[REQUEST]: Reproduce each line of the listing exactly.

[SOURCE MATERIAL]:
━━━━━━━━━━━━━━━━

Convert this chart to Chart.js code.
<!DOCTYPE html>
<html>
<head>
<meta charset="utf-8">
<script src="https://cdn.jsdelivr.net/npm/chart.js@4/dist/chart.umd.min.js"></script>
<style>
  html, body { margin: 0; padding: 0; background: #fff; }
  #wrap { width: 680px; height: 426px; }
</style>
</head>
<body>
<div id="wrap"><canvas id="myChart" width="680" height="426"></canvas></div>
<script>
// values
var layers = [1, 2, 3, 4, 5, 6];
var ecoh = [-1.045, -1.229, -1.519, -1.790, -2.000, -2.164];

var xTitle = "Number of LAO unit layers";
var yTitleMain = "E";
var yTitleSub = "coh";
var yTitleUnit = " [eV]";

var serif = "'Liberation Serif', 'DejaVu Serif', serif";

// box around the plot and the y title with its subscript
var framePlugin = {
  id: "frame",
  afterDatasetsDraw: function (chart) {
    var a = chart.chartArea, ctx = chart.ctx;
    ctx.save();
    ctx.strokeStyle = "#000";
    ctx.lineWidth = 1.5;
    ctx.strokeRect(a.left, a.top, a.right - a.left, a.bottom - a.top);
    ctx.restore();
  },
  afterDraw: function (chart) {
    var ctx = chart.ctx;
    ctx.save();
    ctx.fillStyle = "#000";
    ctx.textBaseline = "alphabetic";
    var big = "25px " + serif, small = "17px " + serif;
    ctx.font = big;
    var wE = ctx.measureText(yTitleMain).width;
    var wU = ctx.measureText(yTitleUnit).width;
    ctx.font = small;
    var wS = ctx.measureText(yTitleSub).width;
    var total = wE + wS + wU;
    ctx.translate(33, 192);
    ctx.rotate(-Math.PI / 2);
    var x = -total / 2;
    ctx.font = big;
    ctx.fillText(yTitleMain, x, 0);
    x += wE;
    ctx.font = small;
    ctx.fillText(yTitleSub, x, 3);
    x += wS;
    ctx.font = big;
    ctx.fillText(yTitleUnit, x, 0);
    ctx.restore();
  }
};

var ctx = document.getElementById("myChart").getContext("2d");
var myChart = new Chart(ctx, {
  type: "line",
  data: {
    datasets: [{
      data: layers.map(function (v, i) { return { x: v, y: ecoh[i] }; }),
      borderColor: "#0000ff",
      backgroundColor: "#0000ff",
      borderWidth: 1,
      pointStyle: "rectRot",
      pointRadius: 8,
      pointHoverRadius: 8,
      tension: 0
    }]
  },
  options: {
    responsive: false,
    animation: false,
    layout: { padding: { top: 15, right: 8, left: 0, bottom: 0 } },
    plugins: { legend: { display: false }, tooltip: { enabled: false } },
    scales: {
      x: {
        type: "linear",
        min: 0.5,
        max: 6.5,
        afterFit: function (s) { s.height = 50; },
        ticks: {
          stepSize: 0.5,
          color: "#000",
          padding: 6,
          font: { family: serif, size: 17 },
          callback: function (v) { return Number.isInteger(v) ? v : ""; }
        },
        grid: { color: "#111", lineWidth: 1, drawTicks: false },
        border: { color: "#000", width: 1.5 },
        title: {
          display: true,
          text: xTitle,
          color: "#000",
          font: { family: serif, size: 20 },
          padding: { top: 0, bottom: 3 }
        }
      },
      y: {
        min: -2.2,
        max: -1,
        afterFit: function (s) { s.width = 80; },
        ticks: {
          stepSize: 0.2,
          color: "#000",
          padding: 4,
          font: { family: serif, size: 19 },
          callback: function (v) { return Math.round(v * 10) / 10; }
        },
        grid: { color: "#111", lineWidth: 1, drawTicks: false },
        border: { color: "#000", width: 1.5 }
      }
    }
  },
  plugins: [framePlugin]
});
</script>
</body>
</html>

━━━━━━━━━━━━━━━━

[PROBLEM SOLUTION]:
Convert this chart to Chart.js code.
<!DOCTYPE html>
<html>
<head>
<meta charset="utf-8">
<script src="https://cdn.jsdelivr.net/npm/chart.js@4/dist/chart.umd.min.js"></script>
<style>
  html, body { margin: 0; padding: 0; background: #fff; }
  #wrap { width: 680px; height: 426px; }
</style>
</head>
<body>
<div id="wrap"><canvas id="myChart" width="680" height="426"></canvas></div>
<script>
// values
var layers = [1, 2, 3, 4, 5, 6];
var ecoh = [-1.045, -1.229, -1.519, -1.790, -2.000, -2.164];

var xTitle = "Number of LAO unit layers";
var yTitleMain = "E";
var yTitleSub = "coh";
var yTitleUnit = " [eV]";

var serif = "'Liberation Serif', 'DejaVu Serif', serif";

// box around the plot and the y title with its subscript
var framePlugin = {
  id: "frame",
  afterDatasetsDraw: function (chart) {
    var a = chart.chartArea, ctx = chart.ctx;
    ctx.save();
    ctx.strokeStyle = "#000";
    ctx.lineWidth = 1.5;
    ctx.strokeRect(a.left, a.top, a.right - a.left, a.bottom - a.top);
    ctx.restore();
  },
  afterDraw: function (chart) {
    var ctx = chart.ctx;
    ctx.save();
    ctx.fillStyle = "#000";
    ctx.textBaseline = "alphabetic";
    var big = "25px " + serif, small = "17px " + serif;
    ctx.font = big;
    var wE = ctx.measureText(yTitleMain).width;
    var wU = ctx.measureText(yTitleUnit).width;
    ctx.font = small;
    var wS = ctx.measureText(yTitleSub).width;
    var total = wE + wS + wU;
    ctx.translate(33, 192);
    ctx.rotate(-Math.PI / 2);
    var x = -total / 2;
    ctx.font = big;
    ctx.fillText(yTitleMain, x, 0);
    x += wE;
    ctx.font = small;
    ctx.fillText(yTitleSub, x, 3);
    x += wS;
    ctx.font = big;
    ctx.fillText(yTitleUnit, x, 0);
    ctx.restore();
  }
};

var ctx = document.getElementById("myChart").getContext("2d");
var myChart = new Chart(ctx, {
  type: "line",
  data: {
    datasets: [{
      data: layers.map(function (v, i) { return { x: v, y: ecoh[i] }; }),
      borderColor: "#0000ff",
      backgroundColor: "#0000ff",
      borderWidth: 1,
      pointStyle: "rectRot",
      pointRadius: 8,
      pointHoverRadius: 8,
      tension: 0
    }]
  },
  options: {
    responsive: false,
    animation: false,
    layout: { padding: { top: 15, right: 8, left: 0, bottom: 0 } },
    plugins: { legend: { display: false }, tooltip: { enabled: false } },
    scales: {
      x: {
        type: "linear",
        min: 0.5,
        max: 6.5,
        afterFit: function (s) { s.height = 50; },
        ticks: {
          stepSize: 0.5,
          color: "#000",
          padding: 6,
          font: { family: serif, size: 17 },
          callback: function (v) { return Number.isInteger(v) ? v : ""; }
        },
        grid: { color: "#111", lineWidth: 1, drawTicks: false },
        border: { color: "#000", width: 1.5 },
        title: {
          display: true,
          text: xTitle,
          color: "#000",
          font: { family: serif, size: 20 },
          padding: { top: 0, bottom: 3 }
        }
      },
      y: {
        min: -2.2,
        max: -1,
        afterFit: function (s) { s.width = 80; },
        ticks: {
          stepSize: 0.2,
          color: "#000",
          padding: 4,
          font: { family: serif, size: 19 },
          callback: function (v) { return Math.round(v * 10) / 10; }
        },
        grid: { color: "#111", lineWidth: 1, drawTicks: false },
        border: { color: "#000", width: 1.5 }
      }
    }
  },
  plugins: [framePlugin]
});
</script>
</body>
</html>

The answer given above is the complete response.